Goal of the exercise:
Word for word, print each line of the listing below; pictures stay out.

Given data:
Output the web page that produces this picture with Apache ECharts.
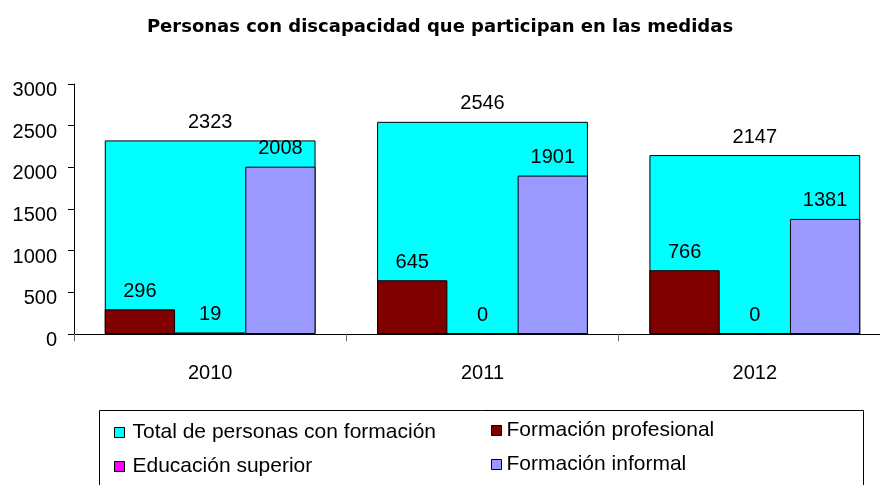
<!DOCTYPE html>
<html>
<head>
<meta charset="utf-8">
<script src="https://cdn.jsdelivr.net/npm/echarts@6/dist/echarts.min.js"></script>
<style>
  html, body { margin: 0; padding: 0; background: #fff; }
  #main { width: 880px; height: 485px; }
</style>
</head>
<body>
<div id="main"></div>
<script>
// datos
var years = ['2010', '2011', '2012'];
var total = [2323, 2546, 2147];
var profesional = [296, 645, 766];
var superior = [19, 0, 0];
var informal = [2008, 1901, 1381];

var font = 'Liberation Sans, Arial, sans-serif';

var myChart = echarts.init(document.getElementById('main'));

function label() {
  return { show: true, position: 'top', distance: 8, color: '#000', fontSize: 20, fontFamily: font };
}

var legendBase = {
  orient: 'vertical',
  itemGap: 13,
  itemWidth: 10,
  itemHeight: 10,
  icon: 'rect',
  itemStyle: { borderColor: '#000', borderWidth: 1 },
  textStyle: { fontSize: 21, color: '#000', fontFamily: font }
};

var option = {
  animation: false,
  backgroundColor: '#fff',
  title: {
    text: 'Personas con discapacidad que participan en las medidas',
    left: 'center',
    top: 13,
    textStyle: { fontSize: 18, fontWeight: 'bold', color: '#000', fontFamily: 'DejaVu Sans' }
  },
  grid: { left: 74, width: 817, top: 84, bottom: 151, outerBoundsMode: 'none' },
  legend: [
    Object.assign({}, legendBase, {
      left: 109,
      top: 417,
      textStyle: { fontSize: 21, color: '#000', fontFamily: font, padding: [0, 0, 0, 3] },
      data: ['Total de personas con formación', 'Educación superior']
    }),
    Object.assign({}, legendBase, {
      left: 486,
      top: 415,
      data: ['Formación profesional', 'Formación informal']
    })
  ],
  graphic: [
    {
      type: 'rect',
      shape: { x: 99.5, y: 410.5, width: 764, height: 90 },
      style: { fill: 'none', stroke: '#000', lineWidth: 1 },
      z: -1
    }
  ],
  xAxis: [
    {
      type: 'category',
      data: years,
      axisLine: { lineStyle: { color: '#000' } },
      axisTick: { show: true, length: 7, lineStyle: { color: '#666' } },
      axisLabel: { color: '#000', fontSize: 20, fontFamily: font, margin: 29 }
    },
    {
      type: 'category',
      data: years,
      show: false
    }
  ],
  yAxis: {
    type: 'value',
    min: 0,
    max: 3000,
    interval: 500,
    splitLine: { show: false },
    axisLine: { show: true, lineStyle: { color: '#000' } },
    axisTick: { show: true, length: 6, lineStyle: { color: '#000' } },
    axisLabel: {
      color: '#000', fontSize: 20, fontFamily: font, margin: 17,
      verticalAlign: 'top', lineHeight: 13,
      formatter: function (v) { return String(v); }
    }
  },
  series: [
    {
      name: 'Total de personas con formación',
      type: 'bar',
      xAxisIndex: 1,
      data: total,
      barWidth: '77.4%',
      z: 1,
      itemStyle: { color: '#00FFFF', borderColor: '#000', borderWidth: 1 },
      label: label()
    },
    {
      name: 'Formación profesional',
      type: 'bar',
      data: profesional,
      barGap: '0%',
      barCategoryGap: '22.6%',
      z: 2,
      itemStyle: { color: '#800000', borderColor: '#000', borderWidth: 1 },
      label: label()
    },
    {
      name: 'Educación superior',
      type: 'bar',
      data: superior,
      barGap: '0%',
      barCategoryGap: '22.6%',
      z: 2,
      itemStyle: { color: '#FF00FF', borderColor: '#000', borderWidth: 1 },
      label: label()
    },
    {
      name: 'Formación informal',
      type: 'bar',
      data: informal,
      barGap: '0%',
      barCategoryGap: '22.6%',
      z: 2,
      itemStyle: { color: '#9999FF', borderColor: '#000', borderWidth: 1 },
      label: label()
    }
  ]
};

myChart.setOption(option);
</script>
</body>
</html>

Worked solution:
Output the web page that produces this picture with Apache ECharts.
<!DOCTYPE html>
<html>
<head>
<meta charset="utf-8">
<script src="https://cdn.jsdelivr.net/npm/echarts@6/dist/echarts.min.js"></script>
<style>
  html, body { margin: 0; padding: 0; background: #fff; }
  #main { width: 880px; height: 485px; }
</style>
</head>
<body>
<div id="main"></div>
<script>
// datos
var years = ['2010', '2011', '2012'];
var total = [2323, 2546, 2147];
var profesional = [296, 645, 766];
var superior = [19, 0, 0];
var informal = [2008, 1901, 1381];

var font = 'Liberation Sans, Arial, sans-serif';

var myChart = echarts.init(document.getElementById('main'));

function label() {
  return { show: true, position: 'top', distance: 8, color: '#000', fontSize: 20, fontFamily: font };
}

var legendBase = {
  orient: 'vertical',
  itemGap: 13,
  itemWidth: 10,
  itemHeight: 10,
  icon: 'rect',
  itemStyle: { borderColor: '#000', borderWidth: 1 },
  textStyle: { fontSize: 21, color: '#000', fontFamily: font }
};

var option = {
  animation: false,
  backgroundColor: '#fff',
  title: {
    text: 'Personas con discapacidad que participan en las medidas',
    left: 'center',
    top: 13,
    textStyle: { fontSize: 18, fontWeight: 'bold', color: '#000', fontFamily: 'DejaVu Sans' }
  },
  grid: { left: 74, width: 817, top: 84, bottom: 151, outerBoundsMode: 'none' },
  legend: [
    Object.assign({}, legendBase, {
      left: 109,
      top: 417,
      textStyle: { fontSize: 21, color: '#000', fontFamily: font, padding: [0, 0, 0, 3] },
      data: ['Total de personas con formación', 'Educación superior']
    }),
    Object.assign({}, legendBase, {
      left: 486,
      top: 415,
      data: ['Formación profesional', 'Formación informal']
    })
  ],
  graphic: [
    {
      type: 'rect',
      shape: { x: 99.5, y: 410.5, width: 764, height: 90 },
      style: { fill: 'none', stroke: '#000', lineWidth: 1 },
      z: -1
    }
  ],
  xAxis: [
    {
      type: 'category',
      data: years,
      axisLine: { lineStyle: { color: '#000' } },
      axisTick: { show: true, length: 7, lineStyle: { color: '#666' } },
      axisLabel: { color: '#000', fontSize: 20, fontFamily: font, margin: 29 }
    },
    {
      type: 'category',
      data: years,
      show: false
    }
  ],
  yAxis: {
    type: 'value',
    min: 0,
    max: 3000,
    interval: 500,
    splitLine: { show: false },
    axisLine: { show: true, lineStyle: { color: '#000' } },
    axisTick: { show: true, length: 6, lineStyle: { color: '#000' } },
    axisLabel: {
      color: '#000', fontSize: 20, fontFamily: font, margin: 17,
      verticalAlign: 'top', lineHeight: 13,
      formatter: function (v) { return String(v); }
    }
  },
  series: [
    {
      name: 'Total de personas con formación',
      type: 'bar',
      xAxisIndex: 1,
      data: total,
      barWidth: '77.4%',
      z: 1,
      itemStyle: { color: '#00FFFF', borderColor: '#000', borderWidth: 1 },
      label: label()
    },
    {
      name: 'Formación profesional',
      type: 'bar',
      data: profesional,
      barGap: '0%',
      barCategoryGap: '22.6%',
      z: 2,
      itemStyle: { color: '#800000', borderColor: '#000', borderWidth: 1 },
      label: label()
    },
    {
      name: 'Educación superior',
      type: 'bar',
      data: superior,
      barGap: '0%',
      barCategoryGap: '22.6%',
      z: 2,
      itemStyle: { color: '#FF00FF', borderColor: '#000', borderWidth: 1 },
      label: label()
    },
    {
      name: 'Formación informal',
      type: 'bar',
      data: informal,
      barGap: '0%',
      barCategoryGap: '22.6%',
      z: 2,
      itemStyle: { color: '#9999FF', borderColor: '#000', borderWidth: 1 },
      label: label()
    }
  ]
};

myChart.setOption(option);
</script>
</body>
</html>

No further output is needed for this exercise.